2021 – Andreas Kumin


// Statik und Dynamik auf einem soliden Wertefundament //

Unser bewährtes Lebensmodell sieht sich trotz allem Anschein der Stabilität und des Wohlstands immer wieder neuen Herausforderungen gegenüber, die sogar für selbstverständlich erachtete Errungenschaften wie die Personenfreizügigkeit existentiell bedrohen. Gegenwärtig – nach den Krisen der Finanzmärkte und der Migrationspolitik sowie dem EU-Austritt des Vereinigten Königreichs – stehen die Bewältigung der Folgen der Pandemie und die Sicherung einer nachhaltigen Umwelt- und Klimapolitik im Vordergrund.
Welchen Beitrag kann ein Staat wie Österreich leisten, um Bewährtes zu erhalten und zeitgemäß fortzuentwickeln?
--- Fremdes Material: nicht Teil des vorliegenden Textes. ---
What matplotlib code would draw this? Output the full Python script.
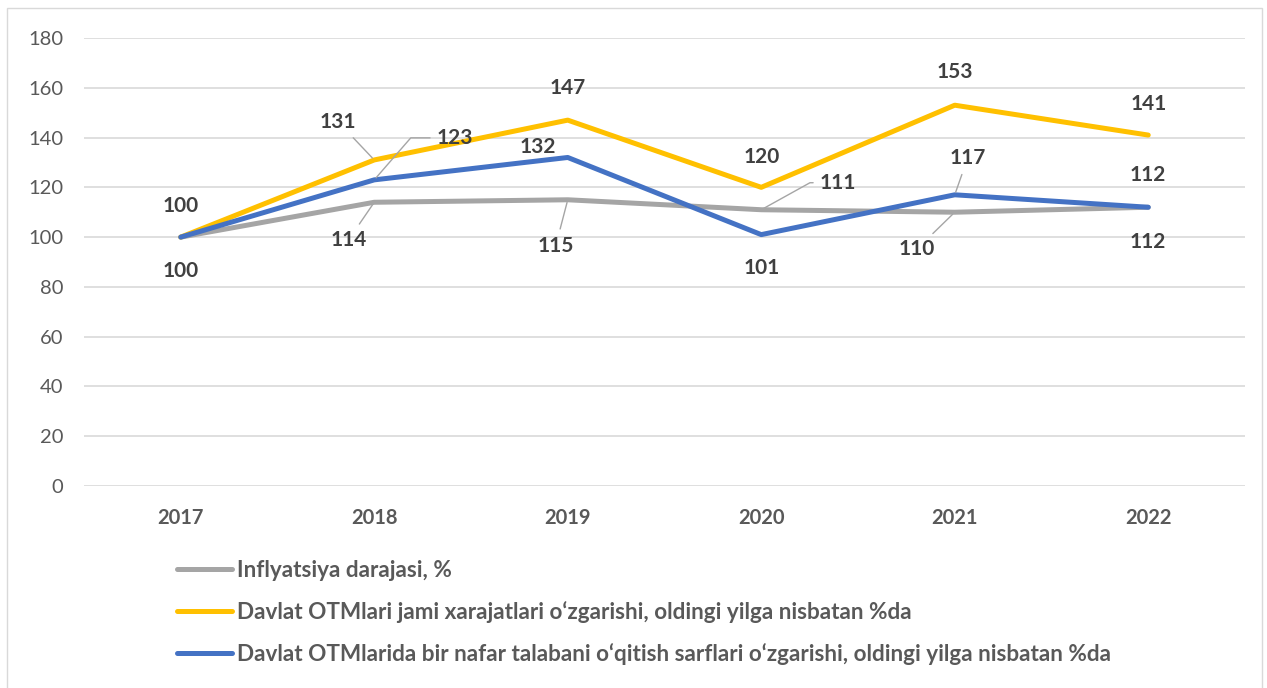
import matplotlib.pyplot as plt
from matplotlib.patches import Rectangle

plt.rcParams['font.family'] = ['Lato', 'DejaVu Sans']

years = ['2017', '2018', '2019', '2020', '2021', '2022']
inflation = [100, 114, 115, 111, 110, 112]
total_exp = [100, 131, 147, 120, 153, 141]
per_student = [100, 123, 132, 101, 117, 112]

names = ['Inflyatsiya darajasi, %',
         'Davlat OTMlari jami xarajatlari o\u2018zgarishi, oldingi yilga nisbatan %da',
         'Davlat OTMlarida bir nafar talabani o\u2018qitish sarflari o\u2018zgarishi, oldingi yilga nisbatan %da']
colors = ['#A5A5A5', '#FFC000', '#4472C4']

fig = plt.figure(figsize=(12.67, 6.88), dpi=100)
ax = fig.add_axes([84 / 1267, 1 - 486 / 688, (1245 - 84) / 1267, (486 - 38) / 688])

x = list(range(len(years)))
ax.plot(x, inflation, color=colors[0], lw=3.6, label=names[0], solid_capstyle='round', zorder=3)
ax.plot(x, total_exp, color=colors[1], lw=3.6, label=names[1], solid_capstyle='round', zorder=4)
ax.plot(x, per_student, color=colors[2], lw=3.6, label=names[2], solid_capstyle='round', zorder=5)

ax.set_xlim(-0.5, 5.5)
ax.set_ylim(0, 180)
ax.set_yticks(range(0, 181, 20))
ax.set_xticks(x)
ax.set_xticklabels(years, fontweight='bold')
ax.grid(axis='y', color='#D9D9D9', lw=1.2)
ax.set_axisbelow(True)
for s in ax.spines.values():
    s.set_visible(False)
ax.tick_params(axis='y', length=0, pad=15, labelsize=14.5, labelcolor='#595959')
ax.tick_params(axis='x', length=0, pad=16, labelsize=14.5, labelcolor='#595959')

lead = dict(arrowstyle='-', color='#A5A5A5', lw=1.0, shrinkA=3, shrinkB=2)

def lab(i, v, dx, dy, arrow=None):
    ax.annotate(str(v), (i, v), xytext=(dx, dy), textcoords='offset pixels',
                ha='center', va='center', fontsize=15, fontweight='bold',
                color='#404040', arrowprops=arrow, zorder=6)

# 2017
lab(0, total_exp[0], 0, 31)
lab(0, inflation[0], 0, -34)
# 2018
lab(1, total_exp[1], -36, 38, lead)
lab(1, per_student[1], 81, 42, dict(lead, connectionstyle='angle,angleA=0,angleB=49,rad=0'))
lab(1, inflation[1], -26, -38, lead)
# 2019
lab(2, total_exp[2], 0, 32)
lab(2, per_student[2], -30, 10)
lab(2, inflation[2], -12, -46, lead)
# 2020
lab(3, total_exp[3], 0, 30)
lab(3, inflation[3], 77, 27, dict(lead, connectionstyle='angle,angleA=0,angleB=29,rad=0'))
lab(3, per_student[3], 0, -33)
# 2021
lab(4, total_exp[4], 0, 33)
lab(4, per_student[4], 13, 37, lead)
lab(4, inflation[4], -38, -37, lead)
# 2022
lab(5, total_exp[5], 0, 31)
lab(5, per_student[5], 0, 32)
lab(5, inflation[5], 0, -35)

leg = fig.legend(loc='upper left', bbox_to_anchor=(177 / 1267, 1 - 560 / 688), frameon=False,
                 fontsize=16.2, handlelength=2.45, handletextpad=0.2, labelspacing=0.88,
                 borderaxespad=0, borderpad=0)
for t in leg.get_texts():
    t.set_fontweight('bold')
    t.set_color('#595959')
for h in leg.get_lines():
    h.set_linewidth(3.6)
    h.set_solid_capstyle('round')

fig.patches.append(Rectangle((7 / 1267, -0.1), (1262 - 7) / 1267, 1.1 - 8 / 688,
                             transform=fig.transFigure, fill=False, edgecolor='#D9D9D9', lw=1))

fig.savefig('out.png', dpi=100)
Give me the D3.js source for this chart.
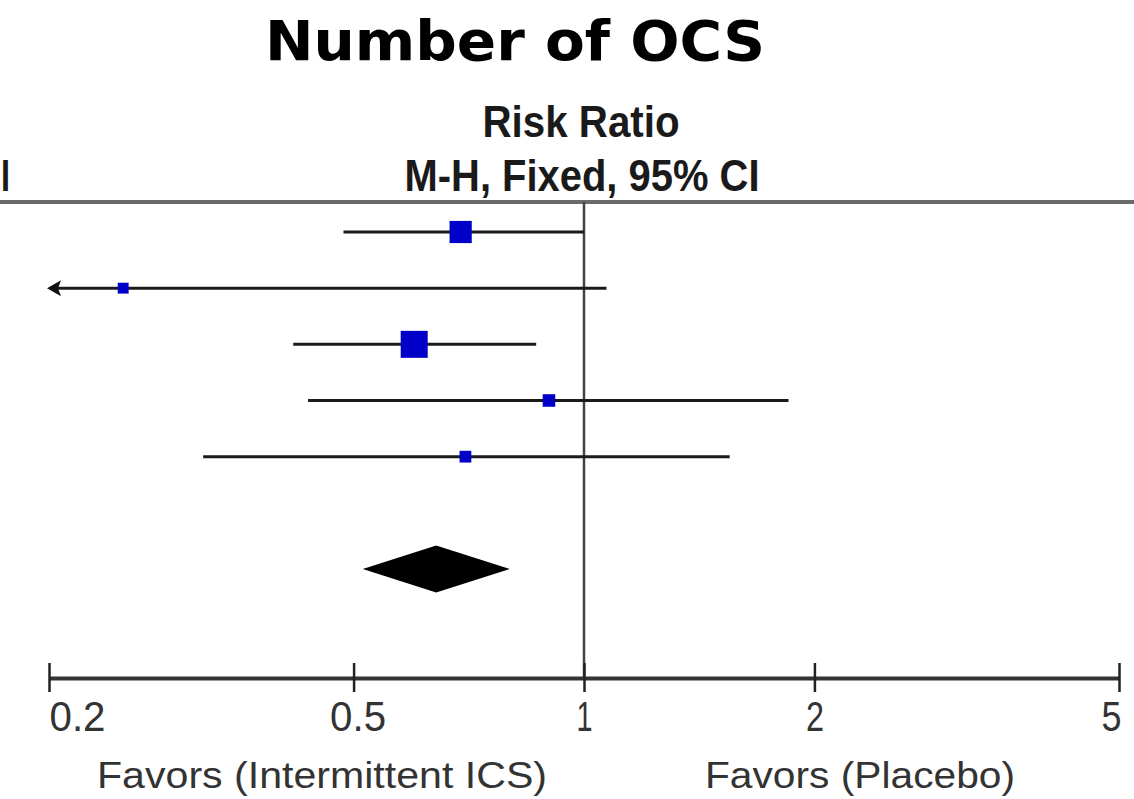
<!DOCTYPE html>
<html>
<head>
<meta charset="utf-8">
<script src="https://cdn.jsdelivr.net/npm/d3@7"></script>
<style>
  body { margin: 0; background: #fff; }
</style>
</head>
<body>
<script>
// study rows (no labels visible in the crop)
const studies = ["s1", "s2", "s3", "s4", "s5"]
const riskRatio = [0.69, 0.25, 0.60, 0.90, 0.70]
const ciLower = [0.485, 0.05, 0.417, 0.436, 0.318]
const ciUpper = [1.00, 1.07, 0.866, 1.85, 1.55]
const weights = [25, 6, 37, 8, 7]
// pooled estimate: lower, point, upper
const pooled = [0.514, 0.641, 0.80]
const tickValues = [0.2, 0.5, 1, 2, 5]
const tickLabels = ["0.2", "0.5", "1", "2", "5"]

const width = 1134, height = 799
const narrow = "'Liberation Sans Narrow', 'Arial Narrow', 'Liberation Sans', sans-serif"

const x = d3.scaleLog()
  .domain([0.2, 5])
  .range([49, 1119])

// rows 0..4 are studies, row 6 is the pooled diamond
const y = d3.scalePoint()
  .domain(d3.range(7))
  .range([232, 569])

const size = d3.scaleSqrt()
  .domain([0, 37])
  .range([0, 27])

const svg = d3.select("body").append("svg")
  .attr("width", width)
  .attr("height", height)

// helper: text squeezed/stretched to the width seen in the picture
function label(txt, px, py, fs, w, opts = {}) {
  return svg.append("text")
    .attr("x", px)
    .attr("y", py)
    .attr("font-family", opts.family || narrow)
    .attr("font-size", fs)
    .attr("font-weight", opts.weight || "normal")
    .attr("fill", opts.fill || "#222")
    .attr("text-anchor", opts.anchor || "middle")
    .attr("textLength", w)
    .attr("lengthAdjust", "spacingAndGlyphs")
    .text(txt)
}

// titles
label("Number of OCS", 515, 60, 56, 500, {family: "'DejaVu Sans', Verdana, sans-serif", weight: "bold", fill: "#000"})
label("Risk Ratio", 581, 137, 44, 197, {weight: "bold", fill: "#1a1a1a"})
label("M-H, Fixed, 95% CI", 582, 191, 44, 355, {weight: "bold", fill: "#1a1a1a"})
// tail of the neighbouring column header, only its last letter shows
label("I", 1, 191, 44, 9, {weight: "bold", fill: "#1a1a1a", anchor: "start"})

// header rule
svg.append("line")
  .attr("x1", 0).attr("x2", width)
  .attr("y1", 202).attr("y2", 202)
  .attr("stroke", "#6a6a6a")
  .attr("stroke-width", 4)

// line of no effect
svg.append("line")
  .attr("x1", x(1)).attr("x2", x(1))
  .attr("y1", 202).attr("y2", 678)
  .attr("stroke", "#444")
  .attr("stroke-width", 2.5)

// bottom axis
const axisY = 678
const tickWidths = [56, 56, 16, 18, 20]
const axis = svg.append("g")
  .attr("transform", `translate(0,${axisY})`)
  .call(d3.axisBottom(x)
    .tickValues(tickValues)
    .tickFormat((d, i) => tickLabels[i])
    .tickSizeOuter(0))

axis.select(".domain")
  .attr("stroke", "#333")
  .attr("stroke-width", 4)

axis.selectAll(".tick line")
  .attr("y1", -15)
  .attr("y2", 14)
  .attr("stroke", "#222")
  .attr("stroke-width", 2.5)

axis.selectAll(".tick text")
  .attr("y", 53)
  .attr("dy", null)
  .attr("font-family", narrow)
  .attr("font-size", 42)
  .attr("fill", "#333")
  .attr("textLength", (d, i) => tickWidths[i])
  .attr("lengthAdjust", "spacingAndGlyphs")
  .attr("text-anchor", (d, i) => i === 0 ? "start" : (i === tickValues.length - 1 ? "end" : "middle"))
  .attr("dx", (d, i) => i === tickValues.length - 1 ? 2 : (i === 1 ? 4 : 0))

label("Favors (Intermittent ICS)", 322, 788, 36, 450, {fill: "#333"})
label("Favors (Placebo)", 860, 788, 36, 310, {fill: "#333"})

// confidence intervals
const rows = svg.append("g")
  .selectAll("g")
  .data(studies)
  .join("g")

rows.append("line")
  .attr("x1", (d, i) => x(Math.max(ciLower[i], 0.2)) + (ciLower[i] < 0.2 ? 4 : 0))
  .attr("x2", (d, i) => x(ciUpper[i]))
  .attr("y1", (d, i) => y(i))
  .attr("y2", (d, i) => y(i))
  .attr("stroke", "#1a1a1a")
  .attr("stroke-width", 3)

// arrow when the interval runs off the scale
rows.filter((d, i) => ciLower[i] < 0.2)
  .append("path")
  .attr("d", (d) => {
    const i = studies.indexOf(d)
    const tip = x(0.2) - 2, cy = y(i)
    return `M${tip},${cy} L${tip + 14},${cy - 8} L${tip + 11},${cy} L${tip + 14},${cy + 8} Z`
  })
  .attr("fill", "#111")

rows.append("rect")
  .attr("x", (d, i) => x(riskRatio[i]) - size(weights[i]) / 2)
  .attr("y", (d, i) => y(i) - size(weights[i]) / 2)
  .attr("width", (d, i) => size(weights[i]))
  .attr("height", (d, i) => size(weights[i]))
  .attr("fill", "#0000c8")

// pooled diamond
const dy = y(6), half = 23.5
svg.append("path")
  .attr("d", `M${x(pooled[0])},${dy} L${x(pooled[1])},${dy - half} L${x(pooled[2])},${dy} L${x(pooled[1])},${dy + half} Z`)
  .attr("fill", "#000")
</script>
</body>
</html>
Angesichts der Einbettung in eine übernationale Rechts- und Wirtschaftsgemeinschaft in Europa und der globalen Verflechtung von Handel, Transportwesen und Kommunikation kann sich nämlich kein Land alleine diesen Aufgaben erfolgreich stellen. Die Wahrung des Rechts beim Verwaltungshandeln, unabhängige nationale Gerichte als funktionelle Unionsgerichte und Garanten eines effektiven Rechtsschutzes, ergänzt durch Solidaritäts-, Kompromiss- und Dialogbereitschaft, können erst das erforderliche Vertrauen der Bürger*innen sowie der anderen Mitgliedstaaten schaffen. Aufbauend auf einem gemeinsamen, soliden Wertefundament von Demokratie, Menschenrechten und Rechtsstaatlichkeit fließt die glaubwürdige Verfolgung eigener Interessen derart ein in eine genuin gesamteuropäische Debatte.
Die Verfasstheit der EU hängt besonders von der Fähigkeit der mitgliedstaatlichen Verfassungen ab, Beständigkeit und Rechtssicherheit mit Anpassungsfähigkeit an neue Herausforderungen zu vereinen. Daher gewinnen Reformdiskussionen wie die gegenständliche einen besonderen Mehrwert, wenn sie nicht nur mit Blick auf die eigenen Interessen der Mitgliedstaaten und deren Regionen mit Gesetzgebungsbefugnissen geführt werden, sondern auch jene der EU insgesamt im Auge behalten. Ein solcher Ansatz ist geeignet, dem europäischen Verfassungs-, Verwaltungs- und Gerichtsverbund und den Bemühungen um die Stärkung der Rechtsstaatlichkeit sowie der Krisenreaktionsfähigkeit unseres Europas eine neue Dynamik zu verleihen.


Über Andreas Kumin

Studium der Rechtswissenschaften in Graz, Diplome in Über­setzungs­wissenschaften und öffentlicher Verwaltung. Ab 1990 im öster­reichi­schen diplomatischen Dienst, seit 2000 in der Abteilung für Europa­recht (Völkerrechtsbüro) des Außenministeriums, deren Leiter 2005 bis 2019. Seit 2014 Universitätsprofessor für Europarecht an der Uni­versität Graz. Seit März 2019 Richter am Gerichtshof der Euro­päischen Union.